The command line notations are practically identical - but the second semi-colon is necessary with the braces whereas it is not with parentheses.
This robust and portable way has already appeared in comments. It should be a standalone answer.
printf '%s' "$var" | my_cmd
or
printf '%s\n' "$var" | my_cmd
Notes:
It's better than echo, reasons are here: Why is printf better than echo?
printf "$var" is wrong. The first argument is format where various sequences like %s or \n are interpreted. To pass the variable right, it must not be interpreted as format.
Usually variables don't contain trailing newlines. The former command (with %s) passes the variable as it is. However tools that work with text may ignore or complain about an incomplete line (see Why should text files end with a newline?). So you may want the latter command (with %s\n) which appends a newline character to the content of the variable. Non-obvious facts:
Here string in Bash (<<<"$var" my_cmd) does append a newline.
Any method that appends a newline results in non-empty stdin of my_cmd, even if the variable is empty or undefined.
I liked Martin's answer, but it has some problems depending on what is in the variable. This
your-command <<< """$your_variable"""
is better if you variable contains " or !.

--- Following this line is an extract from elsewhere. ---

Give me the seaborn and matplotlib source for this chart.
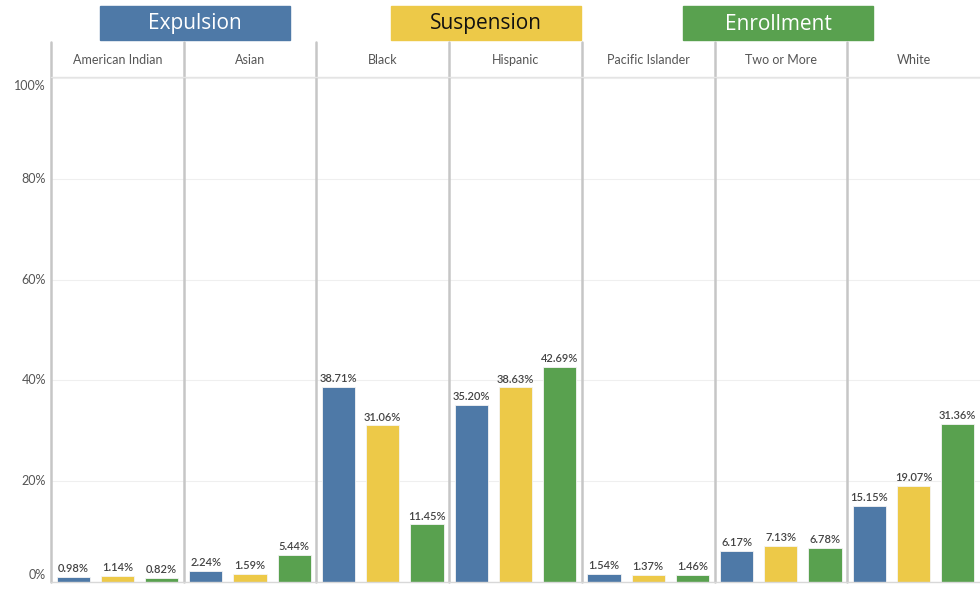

As per Martin's answer, there is a Bash feature called Here Strings (which itself is a variant of the more widely supported Here Documents feature):
3.6.7 Here Strings
A variant of here documents, the format is:
<<< word
The word is expanded and supplied to the command on its standard
input.
Note that Here Strings would appear to be Bash-only, so, for improved portability, you'd probably be better off with the original Here Documents feature, as per PoltoS's answer:
( cat <<EOF
$variable
EOF
) | cmd
Or, a simpler variant of the above:
(cmd <<EOF
$variable
EOF
)
You can omit ( and ), unless you want to have this redirected further into other commands.
Try this:
echo "$variable" | command
If you came here from a duplicate, you are probably a beginner who tried to do something like
"$variable" >file
or
"$variable" | wc -l
where you obviously meant something like
echo "$variable" >file
echo "$variable" | wc -l
(Real beginners also forget the quotes; usually use quotes unless you have a specific reason to omit them, at least until you understand quoting.)